Saved data entries
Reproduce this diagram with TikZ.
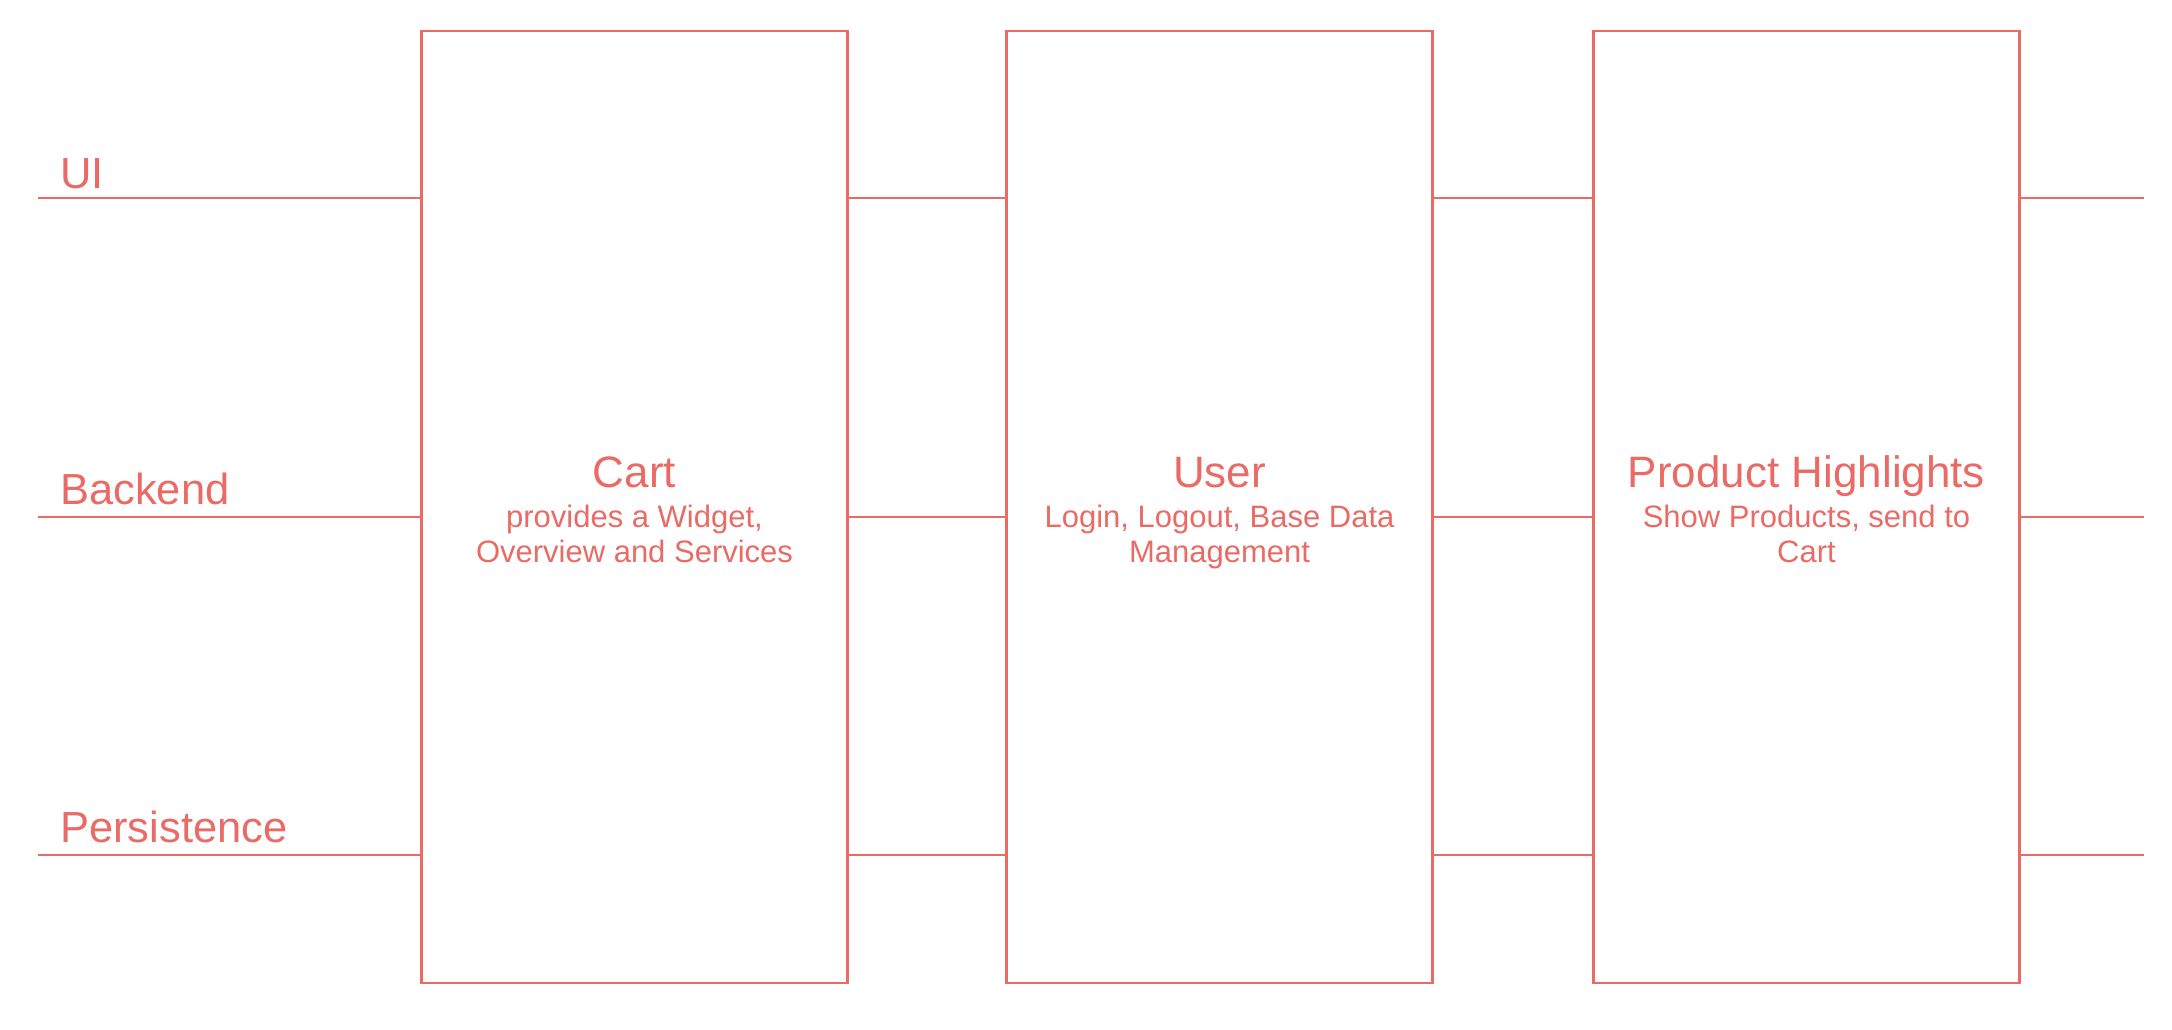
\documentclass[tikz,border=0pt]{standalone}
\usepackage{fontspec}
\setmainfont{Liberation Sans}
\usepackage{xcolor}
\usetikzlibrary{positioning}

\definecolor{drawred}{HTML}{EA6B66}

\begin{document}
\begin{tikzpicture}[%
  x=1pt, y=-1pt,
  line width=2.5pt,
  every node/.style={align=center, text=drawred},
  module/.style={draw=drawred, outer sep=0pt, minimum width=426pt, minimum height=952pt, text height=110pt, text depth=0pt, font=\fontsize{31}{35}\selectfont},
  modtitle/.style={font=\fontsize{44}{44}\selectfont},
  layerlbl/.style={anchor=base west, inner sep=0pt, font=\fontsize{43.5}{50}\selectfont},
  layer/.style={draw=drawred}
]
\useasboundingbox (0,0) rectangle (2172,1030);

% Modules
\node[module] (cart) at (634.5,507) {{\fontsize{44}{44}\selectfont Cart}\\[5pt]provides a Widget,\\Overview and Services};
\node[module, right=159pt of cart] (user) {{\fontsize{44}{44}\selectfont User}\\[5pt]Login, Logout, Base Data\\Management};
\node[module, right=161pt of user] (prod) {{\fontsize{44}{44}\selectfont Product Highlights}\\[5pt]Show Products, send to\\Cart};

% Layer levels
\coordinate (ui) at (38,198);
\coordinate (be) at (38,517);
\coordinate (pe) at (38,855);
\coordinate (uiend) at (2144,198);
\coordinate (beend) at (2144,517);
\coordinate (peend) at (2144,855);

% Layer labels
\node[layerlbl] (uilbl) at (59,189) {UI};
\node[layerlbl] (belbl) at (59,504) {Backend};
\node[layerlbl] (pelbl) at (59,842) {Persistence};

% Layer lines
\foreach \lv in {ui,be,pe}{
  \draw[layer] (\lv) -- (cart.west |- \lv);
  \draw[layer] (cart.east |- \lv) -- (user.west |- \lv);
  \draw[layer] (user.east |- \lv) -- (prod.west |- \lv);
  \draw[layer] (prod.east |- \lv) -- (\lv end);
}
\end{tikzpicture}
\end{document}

...

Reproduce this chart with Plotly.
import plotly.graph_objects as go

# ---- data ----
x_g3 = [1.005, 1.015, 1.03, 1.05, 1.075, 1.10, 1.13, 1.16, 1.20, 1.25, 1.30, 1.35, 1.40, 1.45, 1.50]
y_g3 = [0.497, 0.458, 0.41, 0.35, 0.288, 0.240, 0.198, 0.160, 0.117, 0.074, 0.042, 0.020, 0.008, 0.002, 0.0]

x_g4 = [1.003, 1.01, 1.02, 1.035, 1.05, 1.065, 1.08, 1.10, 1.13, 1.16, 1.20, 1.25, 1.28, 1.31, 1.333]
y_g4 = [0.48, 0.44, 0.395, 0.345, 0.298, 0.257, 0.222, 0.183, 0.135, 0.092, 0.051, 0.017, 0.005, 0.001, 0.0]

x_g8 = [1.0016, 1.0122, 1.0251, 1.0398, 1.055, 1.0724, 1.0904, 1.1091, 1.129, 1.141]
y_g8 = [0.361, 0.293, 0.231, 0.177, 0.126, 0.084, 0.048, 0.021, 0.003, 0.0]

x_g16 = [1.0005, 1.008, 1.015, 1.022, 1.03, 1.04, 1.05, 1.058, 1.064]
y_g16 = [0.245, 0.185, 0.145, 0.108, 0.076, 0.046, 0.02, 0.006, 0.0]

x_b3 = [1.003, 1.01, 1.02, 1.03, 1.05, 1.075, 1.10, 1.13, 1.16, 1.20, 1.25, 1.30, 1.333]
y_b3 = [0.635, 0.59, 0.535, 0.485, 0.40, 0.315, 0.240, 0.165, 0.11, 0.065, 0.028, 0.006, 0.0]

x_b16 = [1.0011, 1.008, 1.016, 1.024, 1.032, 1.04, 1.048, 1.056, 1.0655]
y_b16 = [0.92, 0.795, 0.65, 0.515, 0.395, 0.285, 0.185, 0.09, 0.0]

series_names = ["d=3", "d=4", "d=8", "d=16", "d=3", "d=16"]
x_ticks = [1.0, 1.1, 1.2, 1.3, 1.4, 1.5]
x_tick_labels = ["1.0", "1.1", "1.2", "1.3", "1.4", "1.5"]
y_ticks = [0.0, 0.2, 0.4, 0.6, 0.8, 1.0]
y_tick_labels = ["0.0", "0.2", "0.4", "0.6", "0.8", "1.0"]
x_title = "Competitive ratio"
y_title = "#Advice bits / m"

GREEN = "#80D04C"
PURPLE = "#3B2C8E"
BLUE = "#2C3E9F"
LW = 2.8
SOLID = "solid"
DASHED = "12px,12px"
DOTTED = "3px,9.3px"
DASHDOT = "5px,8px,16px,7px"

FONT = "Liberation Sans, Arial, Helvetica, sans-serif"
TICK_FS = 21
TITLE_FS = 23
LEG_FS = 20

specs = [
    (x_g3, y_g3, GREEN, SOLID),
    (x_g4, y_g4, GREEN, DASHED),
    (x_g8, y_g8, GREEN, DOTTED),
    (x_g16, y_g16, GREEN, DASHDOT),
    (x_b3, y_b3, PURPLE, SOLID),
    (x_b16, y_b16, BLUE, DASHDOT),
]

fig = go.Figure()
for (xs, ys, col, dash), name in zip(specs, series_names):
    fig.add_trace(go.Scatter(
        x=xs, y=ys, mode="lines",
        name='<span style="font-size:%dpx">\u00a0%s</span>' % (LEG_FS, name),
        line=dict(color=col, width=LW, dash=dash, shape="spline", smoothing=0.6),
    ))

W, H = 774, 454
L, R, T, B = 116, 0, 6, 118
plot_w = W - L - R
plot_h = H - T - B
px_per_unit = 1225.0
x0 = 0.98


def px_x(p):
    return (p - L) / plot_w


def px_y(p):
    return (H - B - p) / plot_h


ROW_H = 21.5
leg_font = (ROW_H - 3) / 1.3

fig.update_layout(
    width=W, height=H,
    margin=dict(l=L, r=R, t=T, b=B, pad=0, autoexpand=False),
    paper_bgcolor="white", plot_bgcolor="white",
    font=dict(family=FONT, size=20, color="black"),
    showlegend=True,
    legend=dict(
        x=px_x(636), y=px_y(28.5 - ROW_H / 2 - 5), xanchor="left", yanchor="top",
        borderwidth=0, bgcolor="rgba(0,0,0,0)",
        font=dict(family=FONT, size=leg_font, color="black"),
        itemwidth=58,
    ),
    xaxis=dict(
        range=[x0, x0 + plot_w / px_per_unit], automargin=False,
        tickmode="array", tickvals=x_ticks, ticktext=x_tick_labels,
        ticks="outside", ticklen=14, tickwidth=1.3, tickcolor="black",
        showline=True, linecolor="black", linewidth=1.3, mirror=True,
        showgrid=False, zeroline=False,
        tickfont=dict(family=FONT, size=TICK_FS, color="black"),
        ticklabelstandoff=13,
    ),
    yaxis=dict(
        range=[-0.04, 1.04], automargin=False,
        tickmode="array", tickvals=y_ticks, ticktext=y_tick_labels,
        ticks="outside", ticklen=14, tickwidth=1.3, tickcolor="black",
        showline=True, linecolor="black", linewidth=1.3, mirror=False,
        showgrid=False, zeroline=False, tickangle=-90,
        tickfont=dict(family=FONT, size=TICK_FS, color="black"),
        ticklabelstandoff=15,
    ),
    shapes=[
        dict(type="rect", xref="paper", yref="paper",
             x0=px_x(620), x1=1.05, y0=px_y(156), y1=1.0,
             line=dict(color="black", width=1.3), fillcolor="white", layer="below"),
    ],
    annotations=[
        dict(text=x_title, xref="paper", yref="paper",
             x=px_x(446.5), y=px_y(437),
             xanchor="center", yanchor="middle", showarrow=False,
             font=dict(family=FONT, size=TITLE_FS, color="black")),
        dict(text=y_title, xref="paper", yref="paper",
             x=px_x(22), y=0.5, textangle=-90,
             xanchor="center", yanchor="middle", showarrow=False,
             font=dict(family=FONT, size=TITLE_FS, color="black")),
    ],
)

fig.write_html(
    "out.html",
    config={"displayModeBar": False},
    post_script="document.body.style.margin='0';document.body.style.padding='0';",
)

- Task directions: Everything from the line containing "Reproduce this chart with Plotly." down to the line containing "0.185, 0.09, 0.0]" should be repeated exactly, with both end lines kept and no other lines added.

- Reply to the task:
Reproduce this chart with Plotly.
import plotly.graph_objects as go

# ---- data ----
x_g3 = [1.005, 1.015, 1.03, 1.05, 1.075, 1.10, 1.13, 1.16, 1.20, 1.25, 1.30, 1.35, 1.40, 1.45, 1.50]
y_g3 = [0.497, 0.458, 0.41, 0.35, 0.288, 0.240, 0.198, 0.160, 0.117, 0.074, 0.042, 0.020, 0.008, 0.002, 0.0]

x_g4 = [1.003, 1.01, 1.02, 1.035, 1.05, 1.065, 1.08, 1.10, 1.13, 1.16, 1.20, 1.25, 1.28, 1.31, 1.333]
y_g4 = [0.48, 0.44, 0.395, 0.345, 0.298, 0.257, 0.222, 0.183, 0.135, 0.092, 0.051, 0.017, 0.005, 0.001, 0.0]

x_g8 = [1.0016, 1.0122, 1.0251, 1.0398, 1.055, 1.0724, 1.0904, 1.1091, 1.129, 1.141]
y_g8 = [0.361, 0.293, 0.231, 0.177, 0.126, 0.084, 0.048, 0.021, 0.003, 0.0]

x_g16 = [1.0005, 1.008, 1.015, 1.022, 1.03, 1.04, 1.05, 1.058, 1.064]
y_g16 = [0.245, 0.185, 0.145, 0.108, 0.076, 0.046, 0.02, 0.006, 0.0]

x_b3 = [1.003, 1.01, 1.02, 1.03, 1.05, 1.075, 1.10, 1.13, 1.16, 1.20, 1.25, 1.30, 1.333]
y_b3 = [0.635, 0.59, 0.535, 0.485, 0.40, 0.315, 0.240, 0.165, 0.11, 0.065, 0.028, 0.006, 0.0]

x_b16 = [1.0011, 1.008, 1.016, 1.024, 1.032, 1.04, 1.048, 1.056, 1.0655]
y_b16 = [0.92, 0.795, 0.65, 0.515, 0.395, 0.285, 0.185, 0.09, 0.0]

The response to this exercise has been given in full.